Iron Man joins forces with Spider-Man on Spidey's 1990s animated series.

- Tony Stark also had a cameo in "The Spot" episode of Spider-Man.
- Although he never spoke, Iron Man had a few cameos in a few of the Fantastic Four episodes, including the Season 2 episodes "To Battle the Living Planet" and "Doomsday".
  - He also cameos in "Tolerance is Extinction Part 3" of X-Men '97 where he is with Captain America at the White House and protects President Robert Kelly from the Prime Sentinels attacking.

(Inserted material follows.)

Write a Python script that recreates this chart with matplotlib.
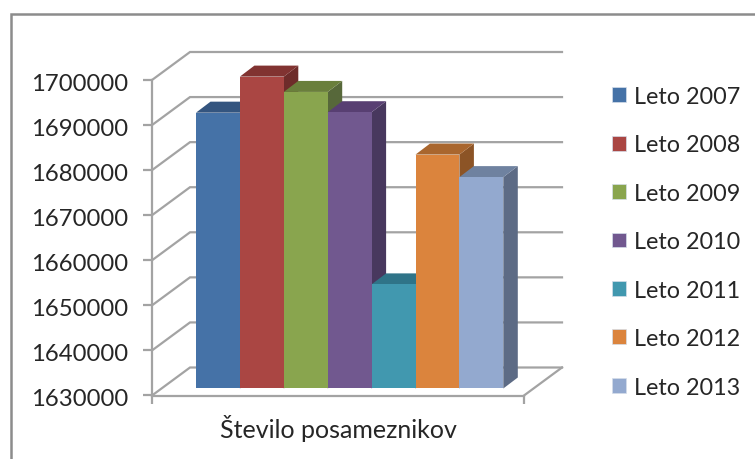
import matplotlib
matplotlib.use("Agg")
import matplotlib.pyplot as plt
from matplotlib.lines import Line2D
from matplotlib.patches import Patch, Polygon
from matplotlib.transforms import ScaledTranslation

plt.rcParams['font.family'] = ['Lato', 'DejaVu Sans']

# Podatki
leta = ['Leto 2007', 'Leto 2008', 'Leto 2009', 'Leto 2010', 'Leto 2011', 'Leto 2012', 'Leto 2013']
posamezniki = [1691200, 1699200, 1695800, 1691300, 1653100, 1681900, 1676900]
y_ticks = [1630000, 1640000, 1650000, 1660000, 1670000, 1680000, 1690000, 1700000]
kategorija = 'Število posameznikov'

barve = ['#4572A7', '#AA4643', '#89A54E', '#71588F', '#4198AF', '#DB843D', '#93A9CF']
barve_zgoraj = ['#34557F', '#813331', '#6A7F3C', '#583F72', '#2F7488', '#A9662E', '#6F82A0']
barve_stran = ['#2C4768', '#6E2C2A', '#57683A', '#48385E', '#275F70', '#8C5426', '#5D6B85']
SIVA = '#A3A3A3'

W, H = 755, 460
fig = plt.figure(figsize=(W / 100, H / 100), dpi=100, facecolor='white')

# os je postavljena na sprednji rob "3D" skatle, v pikslih
left, right, bottom, top = 152, 524, 396.5, 81
ax = fig.add_axes([left / W, 1 - bottom / H, (right - left) / W, (bottom - top) / H])
ax.set_xlim(0, 1)
ax.set_ylim(y_ticks[0], y_ticks[-1])
ax.patch.set_alpha(0)

px_x = 1 / (right - left)
px_y = (y_ticks[-1] - y_ticks[0]) / (bottom - top)

# globina skatle
wall_dx, wall_dy = 38 * px_x, 28 * px_y

# mreza: posevni del in zadnja stena
for v in y_ticks:
    ax.plot([0, wall_dx, 1 + wall_dx], [v, v + wall_dy, v + wall_dy],
            color=SIVA, lw=1.6, clip_on=False, zorder=1, solid_joinstyle='miter')
ax.plot([1, 1 + wall_dx], [y_ticks[0], y_ticks[0] + wall_dy],
        color=SIVA, lw=1.6, clip_on=False, zorder=1)

# stolpci
bar_x0 = 44 * px_x
bar_w = 43.9 * px_x
base_shift = 7 * px_y
bar_dx, bar_dy = 14.5 * px_x, 11 * px_y

for i, v in enumerate(posamezniki):
    x0 = bar_x0 + i * bar_w
    x1 = x0 + bar_w
    y0 = y_ticks[0] + base_shift
    y1 = v + base_shift
    stran = [(x1, y0), (x1 + bar_dx, y0 + bar_dy), (x1 + bar_dx, y1 + bar_dy), (x1, y1)]
    zgoraj = [(x0, y1), (x0 + bar_dx, y1 + bar_dy), (x1 + bar_dx, y1 + bar_dy), (x1, y1)]
    spredaj = [(x0, y0), (x0, y1), (x1, y1), (x1, y0)]
    for pts, c in [(stran, barve_stran[i]), (zgoraj, barve_zgoraj[i]), (spredaj, barve[i])]:
        ax.add_patch(Polygon(pts, closed=True, facecolor=c, edgecolor='none',
                             clip_on=False, zorder=2 + i))

# osi
for s in ['top', 'right']:
    ax.spines[s].set_visible(False)
for s in ['left', 'bottom']:
    ax.spines[s].set_color(SIVA)
    ax.spines[s].set_linewidth(1.6)
    ax.spines[s].set_zorder(20)

ax.set_yticks(y_ticks)
ax.set_yticklabels([str(t) for t in y_ticks])
ax.tick_params(axis='y', length=6.5, width=1.6, color=SIVA, labelsize=17.2,
               labelcolor='#262626', pad=10.5)
premik = ScaledTranslation(0, -1.5 / 100, fig.dpi_scale_trans)
for lab in ax.get_yticklabels():
    lab.set_transform(lab.get_transform() + premik)

ax.set_xticks([0.5])
ax.set_xticklabels([kategorija])
ax.tick_params(axis='x', length=0, labelsize=18, labelcolor='#262626', pad=13)
ax.set_xticks([0, 1], minor=True)
ax.tick_params(axis='x', which='minor', length=6, width=1.6, color=SIVA)

# legenda
handles = [Patch(facecolor=c, edgecolor='#D5DEEA', lw=0.5) for c in barve]
fig.legend(handles, leta, loc='upper left', bbox_to_anchor=(612 / W, 1 - 87 / H),
           frameon=False, fontsize=16.8, handlelength=0.6, handleheight=0.6,
           handletextpad=0.36, labelspacing=1.175, borderpad=0, borderaxespad=0,
           labelcolor='#262626')

# okvir grafikona
fig.add_artist(Line2D([10.5 / W, 10.5 / W, 1], [0, 1 - 14.5 / H, 1 - 14.5 / H],
                      color='#8C8C8C', lw=1.8, solid_joinstyle='miter'))

fig.savefig('out.png', dpi=100)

| No. | Title | Written by | Original release date |
First crossover
| 37 | "The Sins of the Fathers, Chapter X: "Venom Returns" | John Semper (Teleplay by: Stan Berkowitz, Len Wein, & John Semper) | November 2, 1996 |
| 38 | "The Sins of the Fathers, Chapter XI: "Carnage"" | John Semper (Teleplay by: Stan Berkowitz, James Krieg, & John Semper) | November 9, 1996 |
Second crossover
| 61 | "Secret Wars, Chapter I: Arrival" | John Semper and Karen Milovich | November 7, 1997 |
| 62 | "Secret Wars, Chapter II: The Gauntlet of the Red Skull" | Virginia Roth | November 14, 1997 |
| 63 | "Secret Wars, Chapter III: Doom" | John Semper, Mark Hoffmeier, and Ernie Altbacker | November 21, 1997 |

==Home media==
===Europe===
On October 8, 2007, Maximum Entertainment released a three-disc DVD set that contained all twenty-six episodes of the series. Maximum released all twenty-six episodes as separate three-disc sets in April 2008, with each disc also including two Iron Man segments from The Marvel Super Heroes. These discs also came bundled together as a boxset titled Iron Man: The Ultimate Super Hero. The third was also released separately as Iron Man: Special Edition. In April 2008, Maximum released a 5-disc boxset containing both complete series sets for this show and the one for The Marvel Super Heroes segments.

Clear Vision later took over European rights and released a 4-disc complete series set exclusively to their website on April 19, 2010. A six-disc set that was released on the same day bundled both series together.

===Australia===
Buena Vista Home Entertainment released the entire series on Region 4 DVD – which spans three separate volumes – on March 30, 2010

===United States===
Buena Vista Home Entertainment later released the series on Region 1 DVD on May 4, 2010. This complete series release was made to cash-in and coincide with the release of Iron Man 2, which opened in theaters a few days later, on May 7.

===Streaming===
The complete series is available to stream on Disney+ although all seasons are erroneously grouped under season 1, as of the service's launch on November 12, 2019.

==Comics==
An eight-issue comic-book series based on the show was published by Marvel:
- Marvel Action Hour: Iron Man (November 1994 to June 1995).